Le 15 janvier, le roi Hamad Ben Issa Al-Khalifa a rendu publique une « réforme constitutionnelle », qui restera cependant très limitée. Elle élargit les pouvoirs du Conseil législatif qui a pour tâche de conseiller le roi, mais n’est pas un vrai parlement, les partis politiques étant en principe interdits dans ce royaume (bien qu’existant sous forme de « blocs » de députés).
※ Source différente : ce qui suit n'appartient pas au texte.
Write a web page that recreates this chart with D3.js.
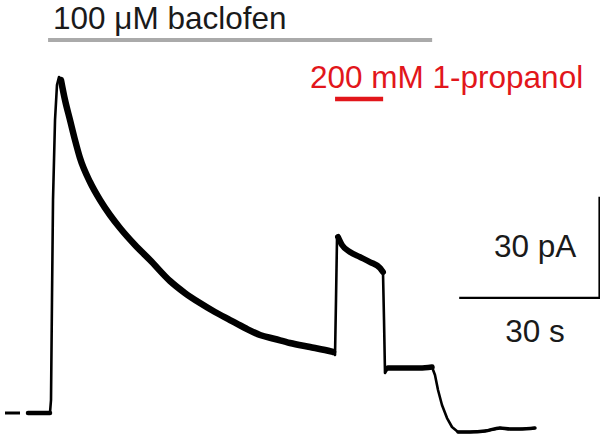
<!DOCTYPE html>
<html><head><meta charset="utf-8">
<script src="https://cdn.jsdelivr.net/npm/d3@7"></script>
<style>html,body{margin:0;padding:0;background:#fff;}svg{display:block;}</style>
</head><body>
<script>
// Time (s) and current (pA)
const traceTime = [0,4.71,4.93,5.14,5.36,5.79,6.21,6.64,7.07,7.93,9.0,10.07,11.14,13.29,15.43,17.57,19.71,22.93,26.14,30.43,33.64,36.86,40.07,43.29,46.5,49.71,52.93,56.14,60.43,63.64,65.36,65.79,66.0,66.21,66.43,67.29,69.0,71.14,73.29,75.43,76.07,76.29,76.5,77.14,79.71,84.0,86.57,87.21,87.86,88.71,89.79,90.86,92.14,94.71,97.93,101.14,103.29,105.43,108.64];
const traceCurrent = [0,0,3.86,33.56,63.27,87.03,97.43,99.8,98.91,92.97,87.03,81.09,75.74,68.61,63.27,58.81,54.95,49.9,45.45,39.21,35.64,32.67,30.0,27.62,25.25,23.17,21.98,20.79,19.6,18.71,18.12,17.23,33.56,51.39,52.28,49.9,47.82,46.34,44.85,43.07,41.88,27.62,11.88,13.37,13.37,13.37,13.66,11.29,6.83,2.38,-1.49,-4.16,-5.64,-5.64,-5.35,-4.46,-4.75,-4.75,-4.46];
const noisyRanges = [[0,4.71],[7.0,65.4],[66.4,76.1],[77.1,86.6],[92,108.7]];
const baselineDash = [-4.93,-1.71];
const baclofen = {label:"100 \u03BCM baclofen", start:4.3, end:86.6};
const propanol = {label:"200 mM 1-propanol", start:65.8, end:76.1};
const scaleBarTime = {start:92.4, length:30, label:"30 s"};
const scaleBarCurrent = {start:34.2, length:30, label:"30 pA"};

const W=600,H=438;
const svg=d3.select("body").append("svg").attr("width",W).attr("height",H);
const x=d3.scaleLinear().domain([0,30]).range([28,168]);
const y=d3.scaleLinear().domain([0,30]).range([413,312]);
const data=traceTime.map((t,i)=>({t,v:traceCurrent[i]}));
const line=d3.line().x(d=>x(d.t)).y(d=>y(d.v));
const font="Liberation Sans, Arial, Helvetica, sans-serif";
const fs=31.5;

// baseline dash
svg.append("line").attr("x1",x(baselineDash[0])).attr("x2",x(baselineDash[1]))
  .attr("y1",y(0)).attr("y2",y(0)).attr("stroke","#000").attr("stroke-width",3);

// trace
svg.append("path").datum(data).attr("d",line).attr("fill","none")
  .attr("stroke","#000").attr("stroke-width",2.6).attr("stroke-linejoin","round");
const widths=[4.5,6.5,6,5.5,3.4];
noisyRanges.forEach((r,i)=>{
  const seg=data.filter(d=>d.t>=r[0]&&d.t<=r[1]);
  svg.append("path").datum(seg).attr("d",d3.line().x(d=>x(d.t)).y(d=>y(d.v)).curve(d3.curveMonotoneX))
    .attr("fill","none").attr("stroke","#000").attr("stroke-width",widths[i])
    .attr("stroke-linejoin","round").attr("stroke-linecap","round");
});

// baclofen bar
svg.append("line").attr("x1",x(baclofen.start)).attr("x2",x(baclofen.end))
  .attr("y1",40).attr("y2",40).attr("stroke","#aaaaaa").attr("stroke-width",4);
svg.append("text").attr("x",x(baclofen.start)+5).attr("y",29).text(baclofen.label)
  .attr("font-family",font).attr("font-size",fs).attr("fill","#1a1a1a");

// propanol bar
svg.append("line").attr("x1",x(propanol.start)).attr("x2",x(propanol.end))
  .attr("y1",99).attr("y2",99).attr("stroke","#e2161b").attr("stroke-width",4.5);
svg.append("text").attr("x",310).attr("y",88).text(propanol.label)
  .attr("font-family",font).attr("font-size",fs).attr("fill","#e2161b");

// scale bars
const sx0=x(scaleBarTime.start), sx1=x(scaleBarTime.start+scaleBarTime.length);
const sy0=y(scaleBarCurrent.start), sy1=y(scaleBarCurrent.start+scaleBarCurrent.length);
svg.append("line").attr("x1",sx0).attr("x2",sx1+1).attr("y1",sy0).attr("y2",sy0)
  .attr("stroke","#000").attr("stroke-width",2.2);
svg.append("line").attr("x1",sx1).attr("x2",sx1).attr("y1",sy0).attr("y2",sy1)
  .attr("stroke","#000").attr("stroke-width",1.6);
svg.append("text").attr("x",494).attr("y",257).text(scaleBarCurrent.label)
  .attr("font-family",font).attr("font-size",fs).attr("fill","#1a1a1a");
svg.append("text").attr("x",535).attr("y",342).attr("text-anchor","middle").text(scaleBarTime.label)
  .attr("font-family",font).attr("font-size",fs).attr("fill","#1a1a1a");
</script>
</body></html>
Matar Matar, porte-parole du principal mouvement d’opposition chiite – du bloc Wefaq – a déclaré que cette réforme était « marginale ». Le même jour, on apprit la mort par immolation d’une femme âgée de 59 ans, Badriya Ali, qui était en état de dépression depuis l’arrestation et la torture de son fils Ahmed Mushaima – âgé de 25 ans – en avril 2011. Une femme de 81 ans nommée Salma Mohsin est morte le même jour, asphyxiée par le gaz lacrymogène de la police dont une cartouche avait atterri dans sa maison. Cette nouvelle déclencha, le lendemain, des sévères émeutes dans son village, Barbar.
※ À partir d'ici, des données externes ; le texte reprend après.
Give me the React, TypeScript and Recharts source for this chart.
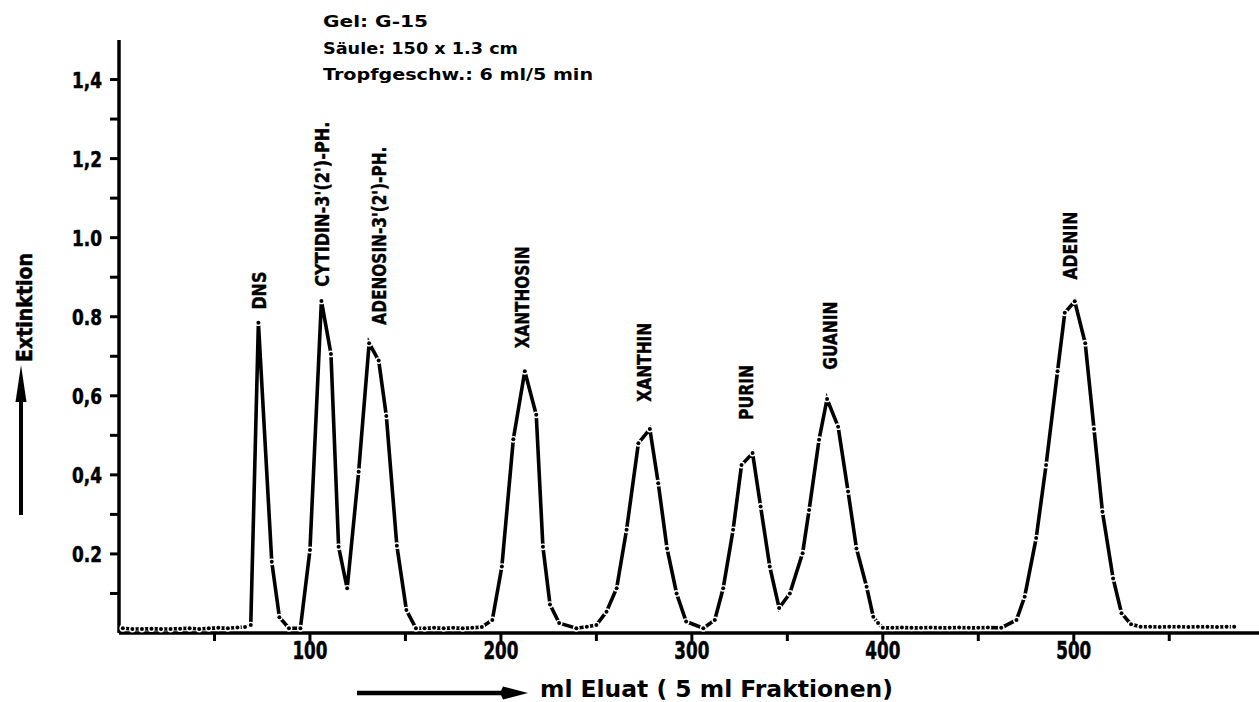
import { ComposedChart, Line, Scatter, XAxis, YAxis } from 'recharts';

// Elution volume (ml) of each measured fraction and its extinction
const elutionMl = [
  2, 7, 12, 17, 22, 27, 32, 37, 42, 47, 52, 57, 62, 66, 69,
  73, 80, 84, 89, 95, 100, 106, 111, 115, 119.5, 125.5, 131, 136, 140, 145.5, 150.5, 155.5,
  160, 165, 170, 175, 180, 185, 190, 195.5, 200.5, 206.5, 212.5, 218.5, 222, 225.7, 230.5,
  239.5, 245, 250, 255.3, 260.6, 265.8, 272, 278, 282.4, 287, 292, 297, 306,
  312, 316.4, 321.6, 326, 331.8, 336, 340.8, 345.7, 351.3, 358, 361.4, 366.6, 370.8,
  376.6, 381.8, 386.2, 391.5, 395, 397.5, 400,
  405, 410, 415, 420, 425, 430, 435, 440, 445, 450, 455, 462,
  470, 474.3, 480.3, 485.5, 491.5, 495.3, 500.5, 506, 510.6, 515, 520.6, 525, 530,
  535, 540, 545, 550, 555, 560, 565, 570, 575, 580, 584,
];
const extinction = [
  0.012, 0.01, 0.01, 0.011, 0.01, 0.01, 0.011, 0.012, 0.01, 0.012, 0.013, 0.012, 0.014, 0.015, 0.02,
  0.785, 0.18, 0.04, 0.012, 0.012, 0.21, 0.84, 0.706, 0.218, 0.113, 0.408, 0.733, 0.689, 0.549, 0.221, 0.058, 0.012,
  0.012, 0.013, 0.012, 0.013, 0.012, 0.013, 0.015, 0.033, 0.168, 0.49, 0.662, 0.552, 0.218, 0.072, 0.025,
  0.012, 0.016, 0.02, 0.054, 0.113, 0.261, 0.48, 0.516, 0.379, 0.214, 0.1, 0.029, 0.012,
  0.033, 0.113, 0.261, 0.425, 0.455, 0.32, 0.168, 0.063, 0.1, 0.202, 0.311, 0.489, 0.592,
  0.522, 0.358, 0.214, 0.117, 0.041, 0.025, 0.013,
  0.013, 0.014, 0.013, 0.013, 0.014, 0.013, 0.013, 0.014, 0.013, 0.013, 0.014, 0.013,
  0.033, 0.092, 0.24, 0.425, 0.662, 0.81, 0.839, 0.733, 0.516, 0.307, 0.138, 0.05, 0.022,
  0.016, 0.016, 0.015, 0.016, 0.016, 0.015, 0.016, 0.016, 0.015, 0.016, 0.016,
];

// Peak names, with where the foot of each vertical label sits (ml, extinction)
const peakNames = [
  'DNS',
  "CYTIDIN-3'(2')-PH.",
  "ADENOSIN-3'(2')-PH.",
  'XANTHOSIN',
  'XANTHIN',
  'PURIN',
  'GUANIN',
  'ADENIN',
];
const peakLabelMl = [73.3, 106.2, 136, 211.3, 275.2, 328.2, 372.5, 498];
const peakLabelFoot = [0.818, 0.876, 0.78, 0.72, 0.585, 0.539, 0.666, 0.894];

const xTicks = [50, 100, 150, 200, 250, 300, 350, 400, 450, 500, 550];
const xTickLabels = ['', '100', '', '200', '', '300', '', '400', '', '500', ''];
const yTicks = [0.1, 0.2, 0.3, 0.4, 0.5, 0.6, 0.7, 0.8, 0.9, 1.0, 1.1, 1.2, 1.3, 1.4];
const yTickLabels = ['', '0.2', '', '0,4', '', '0,6', '', '0.8', '', '1.0', '', '1,2', '', '1,4'];

const notes = ['Gel:  G-15', 'Säule:  150 x 1.3 cm', 'Tropfgeschw.:  6 ml/5 min'];

const curve = elutionMl.map((ml, i) => ({ ml, ext: extinction[i] }));
const labels = peakNames.map((name, i) => ({ ml: peakLabelMl[i], ext: peakLabelFoot[i], name }));

const narrow = '"Liberation Sans Narrow", "DejaVu Sans Condensed", "Arial Narrow", sans-serif';
const wide = '"DejaVu Sans", Verdana, sans-serif';

const labelLength: Record<string, number> = {
  DNS: 38,
  "CYTIDIN-3'(2')-PH.": 165,
  "ADENOSIN-3'(2')-PH.": 178,
  XANTHOSIN: 102,
  XANTHIN: 79,
  PURIN: 55,
  GUANIN: 68,
  ADENIN: 68,
};
const noteLength = [105, 195, 270];

function MeasureDot(props: any) {
  const { cx, cy, index } = props;
  if (cx == null || cy == null) return <g key={index} />;
  return (
    <g key={`d${index}`}>
      <circle cx={cx} cy={cy} r={3.4} fill="#fff" />
      <circle cx={cx} cy={cy} r={2} fill="#000" />
    </g>
  );
}

function PeakLabel(props: any) {
  const { cx, cy, payload } = props;
  return (
    <text
      x={cx}
      y={cy}
      dy={7}
      transform={`rotate(-90 ${cx} ${cy})`}
      textAnchor="start"
      fontFamily={narrow}
      fontWeight={700}
      fontSize={19}
      fill="#000"
      stroke="#000"
      strokeWidth={0.4}
      textLength={labelLength[payload.name]}
      lengthAdjust="spacingAndGlyphs"
    >
      {payload.name}
    </text>
  );
}

function XTick(props: any) {
  const { x, y, index } = props;
  const txt = xTickLabels[index] ?? '';
  if (!txt) return <g />;
  return (
    <text x={x} y={y} dy={17} textAnchor="middle" fontFamily={narrow} fontWeight={700} fontSize={24}
      fill="#000" stroke="#000" strokeWidth={0.5} textLength={35} lengthAdjust="spacingAndGlyphs">
      {txt}
    </text>
  );
}

function YTick(props: any) {
  const { x, y, index } = props;
  const txt = yTickLabels[index] ?? '';
  if (!txt) return <g />;
  return (
    <text x={x} y={y} dy={8} textAnchor="end" fontFamily={narrow} fontWeight={700} fontSize={22} fill="#000"
      stroke="#000" strokeWidth={0.5} textLength={30} lengthAdjust="spacingAndGlyphs">
      {txt}
    </text>
  );
}

export default function App() {
  return (
    <div style={{ position: 'absolute', left: 0, top: 0, width: 1259, height: 702, background: '#fff' }}>
      <ComposedChart width={1259} height={702} data={curve} margin={{ top: 40, right: 0, left: 0, bottom: 0 }}>
        <XAxis
          type="number"
          dataKey="ml"
          domain={[0, 597]}
          ticks={xTicks}
          interval={0}
          height={69}
          tickSize={8}
          tickMargin={1}
          axisLine={{ stroke: '#000', strokeWidth: 3.5 }}
          tickLine={{ stroke: '#000', strokeWidth: 3 }}
          tick={<XTick />}
        />
        <YAxis
          type="number"
          dataKey="ext"
          domain={[0, 1.5]}
          ticks={yTicks}
          interval={0}
          width={119}
          tickSize={9}
          tickMargin={8}
          axisLine={{ stroke: '#000', strokeWidth: 3.5 }}
          tickLine={{ stroke: '#000', strokeWidth: 3 }}
          tick={<YTick />}
        />
        <Line
          data={curve}
          dataKey="ext"
          type="linear"
          stroke="#000"
          strokeWidth={3.6}
          dot={MeasureDot}
          activeDot={false}
          isAnimationActive={false}
        />
        <Scatter data={labels} dataKey="ext" shape={PeakLabel} isAnimationActive={false} />
      </ComposedChart>

      <svg width={1259} height={702} style={{ position: 'absolute', left: 0, top: 0, pointerEvents: 'none' }}>
        {notes.map((n, i) => (
          <text key={n} x={323} y={27 + i * 26.5} fontFamily={wide} fontWeight={700} fontSize={16} fill="#000"
            textLength={noteLength[i]} lengthAdjust="spacingAndGlyphs">
            {n}
          </text>
        ))}

        {/* y axis title and arrow */}
        <text x={32} y={362} transform="rotate(-90 32 362)" fontFamily={narrow} fontWeight={700} fontSize={22}
          fill="#000" stroke="#000" strokeWidth={0.5} textLength={109} lengthAdjust="spacingAndGlyphs">
          Extinktion
        </text>
        <line x1={21} y1={515} x2={21} y2={395} stroke="#000" strokeWidth={4} />
        <polygon points="21,365 15.5,402 26.5,402" fill="#000" />

        {/* x axis title and arrow */}
        <line x1={357} y1={693} x2={505} y2={693} stroke="#000" strokeWidth={4.5} />
        <polygon points="528,693 503,686.5 500,693 503,699.5" fill="#000" />
        <text x={540} y={697} fontFamily={wide} fontWeight={700} fontSize={23} fill="#000"
          textLength={353} lengthAdjust="spacingAndGlyphs">
          ml Eluat ( 5 ml Fraktionen)
        </text>
      </svg>
    </div>
  );
}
Le 24 janvier, des heurts avec les forces de l’ordre se sont déroulés dans plusieurs municipalités chiites. 41 policiers et plusieurs manifestanEts (dont le nombre n’est pas connu avec précision) ont été blessés, notamment à Duraz, Sanabis, Daïr et Al-Ekr. La police anti-émeutes a été attaquée avec des pierres et des cocktails molotov. Le 25 janvier, quatre protestataires ont trouvé la mort.
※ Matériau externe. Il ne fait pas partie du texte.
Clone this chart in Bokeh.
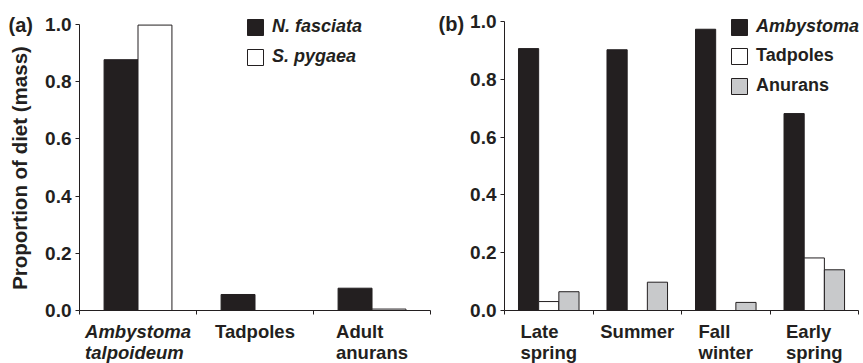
import math
from bokeh.plotting import figure
from bokeh.models import (ColumnDataSource, Range1d, FixedTicker, NumeralTickFormatter,
                          Legend, LegendItem, Label, LabelSet)
from bokeh.core.properties import value
from bokeh.layouts import row, column
from bokeh.transform import dodge
from bokeh.embed import file_html
from bokeh.resources import INLINE

FONT = "Liberation Sans"
BLACK = "#231f20"
GRAY = "#c8c9cb"

# ---- data ----
cats_a = ["Ambystoma\ntalpoideum", "Tadpoles", "Adult\nanurans"]
cat_styles_a = ["bold italic", "bold", "bold"]
nf_vals = [0.877, 0.056, 0.078]      # N. fasciata
sp_vals = [0.998, 0.0, 0.005]        # S. pygaea

cats_b = ["Late\nspring", "Summer", "Fall\nwinter", "Early\nspring"]
cat_styles_b = ["bold", "bold", "bold", "bold"]
amb_vals = [0.907, 0.903, 0.974, 0.682]
tad_vals = [0.031, 0.0, 0.0, 0.182]
anu_vals = [0.065, 0.098, 0.028, 0.141]

y_ticks = [0.0, 0.2, 0.4, 0.6, 0.8, 1.0]

TICK_SIZE = "19px"
CAT_SIZE = "18.5px"
LEG_SIZE = "18px"
PANEL_SIZE = "20px"
YLAB_SIZE = "20.5px"

TOP_H = 321     # height of the chart rows
STRIP_H = 42    # height of the category-label rows below them


def clean(p):
    p.outline_line_color = None
    p.grid.grid_line_color = None
    p.background_fill_color = None
    p.border_fill_color = None


def style_axes(p, ncat):
    clean(p)
    yax = p.yaxis[0]
    yax.ticker = FixedTicker(ticks=y_ticks)
    yax.formatter = NumeralTickFormatter(format="0.0")
    yax.bounds = (0, 1)
    yax.major_tick_in = 0
    yax.major_tick_out = 4
    yax.minor_tick_line_color = None
    yax.axis_line_color = BLACK
    yax.major_tick_line_color = BLACK
    yax.major_label_text_font = FONT
    yax.major_label_text_font_size = TICK_SIZE
    yax.major_label_text_font_style = "bold"
    yax.major_label_text_color = BLACK
    yax.major_label_standoff = 4

    xax = p.xaxis[0]
    xax.ticker = FixedTicker(ticks=[], minor_ticks=[float(i) for i in range(ncat + 1)])
    xax.bounds = (0, ncat)
    xax.major_label_text_font_size = "0px"
    xax.major_tick_line_color = None
    xax.major_tick_in = 0
    xax.major_tick_out = 0
    xax.minor_tick_in = 0
    xax.minor_tick_out = 4
    xax.minor_tick_line_color = BLACK
    xax.axis_line_color = BLACK


def label_strip(p, cats, styles, centers, width, left):
    s = figure(width=width, height=STRIP_H, x_range=p.x_range, y_range=Range1d(0, 1),
               output_backend="svg", toolbar_location=None,
               x_axis_location=None, y_axis_location=None,
               min_border_left=left, min_border_right=0, min_border_top=0, min_border_bottom=0)
    clean(s)
    src = ColumnDataSource(dict(x=centers, text=cats, style=styles))
    s.add_layout(LabelSet(x="x", y=STRIP_H + 1, y_units="screen", text="text", source=src,
                          text_font=value(FONT), text_font_size=value(CAT_SIZE),
                          text_font_style="style",
                          text_color=BLACK, text_align="center", text_baseline="top",
                          text_line_height=1.0))
    return s


def legend(items, loc, font_style):
    leg = Legend(items=items, location=loc)
    leg.label_text_font = FONT
    leg.label_text_font_size = LEG_SIZE
    leg.label_text_font_style = font_style
    leg.label_text_color = BLACK
    leg.glyph_width = 20
    leg.glyph_height = 20
    leg.label_height = 20
    leg.label_standoff = 7
    leg.spacing = 9
    leg.padding = 0
    leg.margin = 0
    leg.border_line_color = None
    leg.background_fill_alpha = 0
    return leg


# ---- left strip: panel letter and y-axis title ----
p0 = figure(width=36, height=TOP_H + STRIP_H, x_range=Range1d(0, 1), y_range=Range1d(0, 1),
            output_backend="svg", toolbar_location=None,
            x_axis_location=None, y_axis_location=None,
            min_border_left=0, min_border_right=0, min_border_top=0, min_border_bottom=0)
clean(p0)
p0.add_layout(Label(x=8, y=339, x_units="screen", y_units="screen", text="(a)",
                    text_font=FONT, text_font_size=PANEL_SIZE, text_font_style="bold",
                    text_color=BLACK, text_align="left", text_baseline="middle"))
p0.add_layout(Label(x=19, y=195.5, x_units="screen", y_units="screen",
                    text="Proportion of diet (mass)", angle=math.pi / 2,
                    text_font=FONT, text_font_size=YLAB_SIZE, text_font_style="bold",
                    text_color=BLACK, text_align="center", text_baseline="middle"))

# ---- panel (a) ----
na = len(cats_a)
pa = figure(width=431, height=TOP_H, x_range=Range1d(0, na + 0.316), y_range=Range1d(0, 1.042),
            output_backend="svg", toolbar_location=None,
            min_border_left=43, min_border_right=0, min_border_top=12, min_border_bottom=11)
style_axes(pa, na)
centers_a = [i + 0.5 for i in range(na)]
src_a = ColumnDataSource(dict(pos=centers_a, nf=nf_vals, sp=sp_vals))
ra1 = pa.vbar(x=dodge("pos", -0.145), top="nf", width=0.29, source=src_a,
              fill_color=BLACK, line_color=BLACK, line_width=1)
ra2 = pa.vbar(x=dodge("pos", 0.145), top="sp", width=0.29, source=src_a,
              fill_color="white", line_color=BLACK, line_width=1)
pa.add_layout(legend([LegendItem(label="N. fasciata", renderers=[ra1]),
                      LegendItem(label="S. pygaea", renderers=[ra2])], (166, 243),
                     "bold italic"))
pa.add_layout(Label(x=359, y=287, x_units="screen", y_units="screen", text="(b)",
                    text_font=FONT, text_font_size=PANEL_SIZE, text_font_style="bold",
                    text_color=BLACK, text_align="left", text_baseline="middle"))
sa = label_strip(pa, cats_a, cat_styles_a, centers_a, 431, 43)

# ---- panel (b) ----
nb = len(cats_b)
pb = figure(width=396, height=TOP_H, x_range=Range1d(0, nb + 0.056), y_range=Range1d(0, 1.032),
            output_backend="svg", toolbar_location=None,
            min_border_left=36, min_border_right=0, min_border_top=12, min_border_bottom=11)
style_axes(pb, nb)
centers_b = [i + 0.5 for i in range(nb)]
src_b = ColumnDataSource(dict(pos=centers_b, amb=amb_vals, tad=tad_vals, anu=anu_vals))
rb1 = pb.vbar(x=dodge("pos", -0.228), top="amb", width=0.228, source=src_b,
              fill_color=BLACK, line_color=BLACK, line_width=1)
rb2 = pb.vbar(x=dodge("pos", 0.0), top="tad", width=0.228, source=src_b,
              fill_color="white", line_color=BLACK, line_width=1)
rb3 = pb.vbar(x=dodge("pos", 0.228), top="anu", width=0.228, source=src_b,
              fill_color=GRAY, line_color=BLACK, line_width=1)
pb.add_layout(legend([LegendItem(label="Ambystoma", renderers=[rb1])], (225, 273),
                     "bold italic"))
pb.add_layout(legend([LegendItem(label="Tadpoles", renderers=[rb2]),
                      LegendItem(label="Anurans", renderers=[rb3])], (225, 214),
                     "bold"))
sb = label_strip(pb, cats_b, cat_styles_b, centers_b, 396, 36)

layout = row(p0, column(pa, sa), column(pb, sb))
open("out.html", "w").write(file_html(layout, INLINE))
Par ailleurs, depuis le 30 janvier a commencé le procès en appel de plusieurs dizaines de médecins et infirmières, accuséEs par le régime d’avoir soigné des manifestants blessés (et d’avoir « exagéré leurs blessures pour les médias internationaux ») et lourdement condamnés l’année dernière. Les organisations des droits de l’homme suivent la situation du pays avec beaucoup d’inquiétude.